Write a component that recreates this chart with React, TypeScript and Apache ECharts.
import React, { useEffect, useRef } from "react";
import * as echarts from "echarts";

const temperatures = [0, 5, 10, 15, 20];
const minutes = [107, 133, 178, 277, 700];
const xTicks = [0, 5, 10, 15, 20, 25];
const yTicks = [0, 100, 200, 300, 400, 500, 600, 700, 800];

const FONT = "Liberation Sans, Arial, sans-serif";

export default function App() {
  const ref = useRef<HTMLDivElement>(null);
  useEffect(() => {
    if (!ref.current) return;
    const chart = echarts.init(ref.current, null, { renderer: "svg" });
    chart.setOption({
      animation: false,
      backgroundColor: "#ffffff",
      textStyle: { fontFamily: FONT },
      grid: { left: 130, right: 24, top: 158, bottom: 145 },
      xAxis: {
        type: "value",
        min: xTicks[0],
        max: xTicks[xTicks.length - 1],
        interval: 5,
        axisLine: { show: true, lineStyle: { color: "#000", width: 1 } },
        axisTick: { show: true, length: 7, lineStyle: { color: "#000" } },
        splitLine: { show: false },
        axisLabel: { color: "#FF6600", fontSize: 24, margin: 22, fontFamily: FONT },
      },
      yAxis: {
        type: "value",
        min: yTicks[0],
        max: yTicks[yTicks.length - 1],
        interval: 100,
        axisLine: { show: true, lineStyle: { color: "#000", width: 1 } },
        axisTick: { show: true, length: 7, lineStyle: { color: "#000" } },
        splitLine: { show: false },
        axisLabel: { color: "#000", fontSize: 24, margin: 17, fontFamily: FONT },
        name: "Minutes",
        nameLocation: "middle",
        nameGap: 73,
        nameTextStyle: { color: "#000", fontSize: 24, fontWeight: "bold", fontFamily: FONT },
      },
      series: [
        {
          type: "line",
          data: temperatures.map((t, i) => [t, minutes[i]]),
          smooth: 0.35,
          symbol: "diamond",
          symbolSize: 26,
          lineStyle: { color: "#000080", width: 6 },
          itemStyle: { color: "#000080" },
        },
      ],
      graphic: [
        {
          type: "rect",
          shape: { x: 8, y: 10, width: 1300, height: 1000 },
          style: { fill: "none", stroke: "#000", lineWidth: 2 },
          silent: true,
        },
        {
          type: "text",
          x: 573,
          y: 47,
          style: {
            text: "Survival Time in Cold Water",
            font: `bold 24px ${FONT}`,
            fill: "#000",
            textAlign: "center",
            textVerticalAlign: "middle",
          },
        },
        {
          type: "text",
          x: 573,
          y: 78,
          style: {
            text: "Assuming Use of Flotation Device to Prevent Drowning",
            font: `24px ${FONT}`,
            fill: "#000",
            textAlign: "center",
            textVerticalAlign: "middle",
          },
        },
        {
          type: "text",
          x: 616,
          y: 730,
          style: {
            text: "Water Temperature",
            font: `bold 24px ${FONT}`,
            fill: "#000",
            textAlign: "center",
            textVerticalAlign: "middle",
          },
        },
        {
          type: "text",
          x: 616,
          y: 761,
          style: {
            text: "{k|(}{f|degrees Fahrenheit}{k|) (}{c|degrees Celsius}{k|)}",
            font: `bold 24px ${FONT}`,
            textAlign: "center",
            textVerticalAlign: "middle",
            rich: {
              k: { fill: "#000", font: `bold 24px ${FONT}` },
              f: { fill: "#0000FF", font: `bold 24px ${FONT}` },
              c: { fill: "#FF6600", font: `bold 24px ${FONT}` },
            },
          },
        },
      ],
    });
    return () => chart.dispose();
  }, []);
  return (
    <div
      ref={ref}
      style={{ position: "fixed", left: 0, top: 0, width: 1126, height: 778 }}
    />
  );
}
========================================
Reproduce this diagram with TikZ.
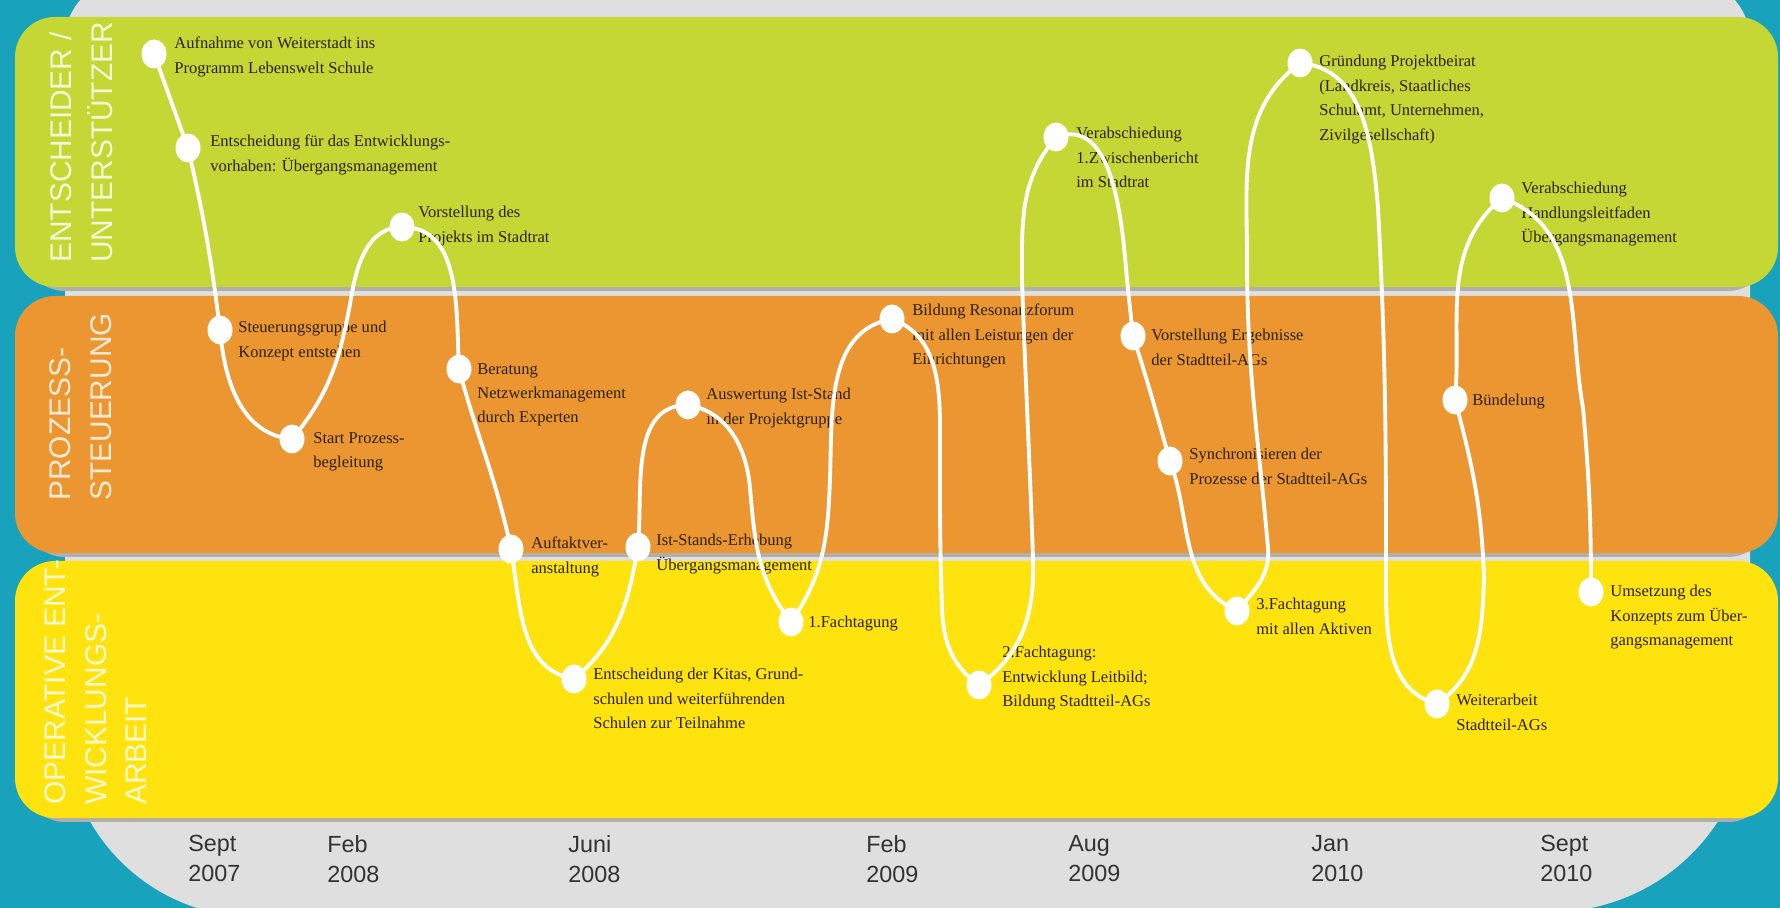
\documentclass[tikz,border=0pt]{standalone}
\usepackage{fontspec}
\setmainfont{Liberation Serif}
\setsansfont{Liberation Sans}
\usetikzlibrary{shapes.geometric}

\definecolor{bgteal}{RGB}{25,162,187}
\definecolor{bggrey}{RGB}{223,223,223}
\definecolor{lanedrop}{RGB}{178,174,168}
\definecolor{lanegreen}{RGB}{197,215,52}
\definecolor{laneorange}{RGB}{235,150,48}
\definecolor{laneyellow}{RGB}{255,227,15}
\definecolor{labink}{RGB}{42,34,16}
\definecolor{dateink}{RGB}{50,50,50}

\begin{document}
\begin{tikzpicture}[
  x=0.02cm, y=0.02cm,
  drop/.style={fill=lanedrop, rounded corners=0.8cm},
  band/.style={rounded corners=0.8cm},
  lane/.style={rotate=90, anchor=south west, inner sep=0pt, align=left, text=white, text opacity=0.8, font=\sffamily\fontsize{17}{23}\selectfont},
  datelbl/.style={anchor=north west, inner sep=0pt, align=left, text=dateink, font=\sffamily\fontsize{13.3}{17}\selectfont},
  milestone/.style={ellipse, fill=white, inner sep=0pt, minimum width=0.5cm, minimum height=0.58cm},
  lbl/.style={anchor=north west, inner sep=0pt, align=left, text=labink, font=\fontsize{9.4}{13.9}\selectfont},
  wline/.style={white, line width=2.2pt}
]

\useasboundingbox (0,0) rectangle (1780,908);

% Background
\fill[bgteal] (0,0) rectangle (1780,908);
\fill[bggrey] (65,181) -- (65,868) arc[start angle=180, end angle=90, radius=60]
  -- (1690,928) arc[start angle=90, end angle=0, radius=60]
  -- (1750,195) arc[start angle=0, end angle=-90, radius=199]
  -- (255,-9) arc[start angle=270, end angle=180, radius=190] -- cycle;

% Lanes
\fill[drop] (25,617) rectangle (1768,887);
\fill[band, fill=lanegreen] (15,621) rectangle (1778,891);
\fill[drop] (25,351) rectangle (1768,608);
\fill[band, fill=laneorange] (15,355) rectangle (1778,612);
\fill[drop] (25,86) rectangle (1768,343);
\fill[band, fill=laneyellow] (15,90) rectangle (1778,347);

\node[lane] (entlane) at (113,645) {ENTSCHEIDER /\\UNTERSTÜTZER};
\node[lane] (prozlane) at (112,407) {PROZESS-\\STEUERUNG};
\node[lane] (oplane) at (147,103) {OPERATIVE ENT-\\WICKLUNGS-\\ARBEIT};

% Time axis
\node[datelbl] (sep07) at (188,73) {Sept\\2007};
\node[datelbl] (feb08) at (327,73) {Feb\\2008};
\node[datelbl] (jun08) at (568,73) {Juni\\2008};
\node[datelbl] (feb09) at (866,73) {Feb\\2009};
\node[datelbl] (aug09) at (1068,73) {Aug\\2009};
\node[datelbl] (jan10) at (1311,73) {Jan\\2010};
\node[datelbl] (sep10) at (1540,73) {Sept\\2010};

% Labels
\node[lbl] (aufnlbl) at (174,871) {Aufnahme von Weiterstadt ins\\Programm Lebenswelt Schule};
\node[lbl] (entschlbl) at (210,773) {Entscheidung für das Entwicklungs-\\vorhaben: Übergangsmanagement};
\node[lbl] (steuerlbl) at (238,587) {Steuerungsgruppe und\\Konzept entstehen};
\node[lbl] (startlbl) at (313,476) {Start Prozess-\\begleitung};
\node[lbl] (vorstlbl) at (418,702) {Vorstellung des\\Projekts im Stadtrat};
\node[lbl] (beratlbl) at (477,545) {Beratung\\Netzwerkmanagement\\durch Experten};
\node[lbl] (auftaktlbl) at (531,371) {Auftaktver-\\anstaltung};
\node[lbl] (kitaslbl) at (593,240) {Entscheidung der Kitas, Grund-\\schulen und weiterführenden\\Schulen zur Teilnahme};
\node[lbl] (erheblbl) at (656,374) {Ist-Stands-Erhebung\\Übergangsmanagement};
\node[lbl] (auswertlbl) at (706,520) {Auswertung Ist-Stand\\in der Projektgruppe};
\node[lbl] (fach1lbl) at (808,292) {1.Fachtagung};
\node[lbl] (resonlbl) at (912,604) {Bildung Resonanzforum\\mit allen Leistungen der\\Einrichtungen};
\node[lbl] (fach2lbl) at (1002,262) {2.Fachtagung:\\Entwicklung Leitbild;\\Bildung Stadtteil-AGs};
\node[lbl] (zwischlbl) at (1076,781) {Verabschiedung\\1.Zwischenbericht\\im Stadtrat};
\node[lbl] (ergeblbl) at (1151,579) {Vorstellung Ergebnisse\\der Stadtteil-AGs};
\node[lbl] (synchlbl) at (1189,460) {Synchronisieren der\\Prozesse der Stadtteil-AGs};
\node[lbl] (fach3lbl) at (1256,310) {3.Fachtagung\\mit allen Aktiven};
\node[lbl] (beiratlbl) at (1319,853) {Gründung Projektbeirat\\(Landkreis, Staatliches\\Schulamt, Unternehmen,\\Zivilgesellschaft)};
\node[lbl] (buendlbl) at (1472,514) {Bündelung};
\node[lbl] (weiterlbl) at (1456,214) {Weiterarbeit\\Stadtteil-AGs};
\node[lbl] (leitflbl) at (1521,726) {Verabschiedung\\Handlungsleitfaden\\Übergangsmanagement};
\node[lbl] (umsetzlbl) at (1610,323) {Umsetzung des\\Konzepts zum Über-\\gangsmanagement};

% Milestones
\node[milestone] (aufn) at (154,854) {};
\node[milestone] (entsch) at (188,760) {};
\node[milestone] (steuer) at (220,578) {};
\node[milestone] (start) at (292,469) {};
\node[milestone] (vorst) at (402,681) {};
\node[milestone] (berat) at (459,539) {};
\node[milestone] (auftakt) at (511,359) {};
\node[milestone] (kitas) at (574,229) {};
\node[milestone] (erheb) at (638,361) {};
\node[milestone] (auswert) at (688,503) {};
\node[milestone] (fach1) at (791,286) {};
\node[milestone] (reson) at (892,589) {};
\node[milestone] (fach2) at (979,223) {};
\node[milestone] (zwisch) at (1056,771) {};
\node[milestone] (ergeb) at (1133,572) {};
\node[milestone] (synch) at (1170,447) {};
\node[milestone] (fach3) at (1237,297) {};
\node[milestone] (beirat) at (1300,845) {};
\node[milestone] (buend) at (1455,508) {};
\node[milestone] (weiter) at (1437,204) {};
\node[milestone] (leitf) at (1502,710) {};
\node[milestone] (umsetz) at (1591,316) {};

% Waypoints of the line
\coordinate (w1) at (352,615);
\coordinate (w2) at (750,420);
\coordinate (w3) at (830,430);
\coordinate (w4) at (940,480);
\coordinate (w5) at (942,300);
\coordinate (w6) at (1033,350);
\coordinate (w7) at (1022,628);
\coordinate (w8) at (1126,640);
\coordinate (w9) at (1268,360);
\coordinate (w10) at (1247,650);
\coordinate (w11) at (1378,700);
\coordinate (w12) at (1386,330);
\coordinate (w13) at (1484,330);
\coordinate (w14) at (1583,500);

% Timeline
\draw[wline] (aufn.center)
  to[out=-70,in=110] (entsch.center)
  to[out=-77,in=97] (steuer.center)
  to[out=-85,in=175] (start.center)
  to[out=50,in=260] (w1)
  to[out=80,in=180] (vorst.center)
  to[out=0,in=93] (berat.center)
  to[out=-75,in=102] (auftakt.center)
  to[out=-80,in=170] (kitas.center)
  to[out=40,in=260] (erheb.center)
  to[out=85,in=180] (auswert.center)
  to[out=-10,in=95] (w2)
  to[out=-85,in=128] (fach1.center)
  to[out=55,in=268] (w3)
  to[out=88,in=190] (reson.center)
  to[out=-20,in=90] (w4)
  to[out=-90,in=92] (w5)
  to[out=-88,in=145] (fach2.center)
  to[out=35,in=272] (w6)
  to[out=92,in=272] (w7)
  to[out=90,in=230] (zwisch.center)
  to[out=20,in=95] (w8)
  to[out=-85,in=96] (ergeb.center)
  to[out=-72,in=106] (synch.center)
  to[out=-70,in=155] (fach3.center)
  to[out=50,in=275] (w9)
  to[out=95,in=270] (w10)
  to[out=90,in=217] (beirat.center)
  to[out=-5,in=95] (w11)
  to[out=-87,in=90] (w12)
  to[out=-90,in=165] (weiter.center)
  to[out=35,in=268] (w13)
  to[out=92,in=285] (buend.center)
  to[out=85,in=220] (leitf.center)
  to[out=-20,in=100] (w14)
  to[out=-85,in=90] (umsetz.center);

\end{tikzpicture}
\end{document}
========================================
Collect each line containing the string "with".

Write a component that recreates this chart with React, TypeScript and Apache ECharts.
Reproduce this diagram with TikZ.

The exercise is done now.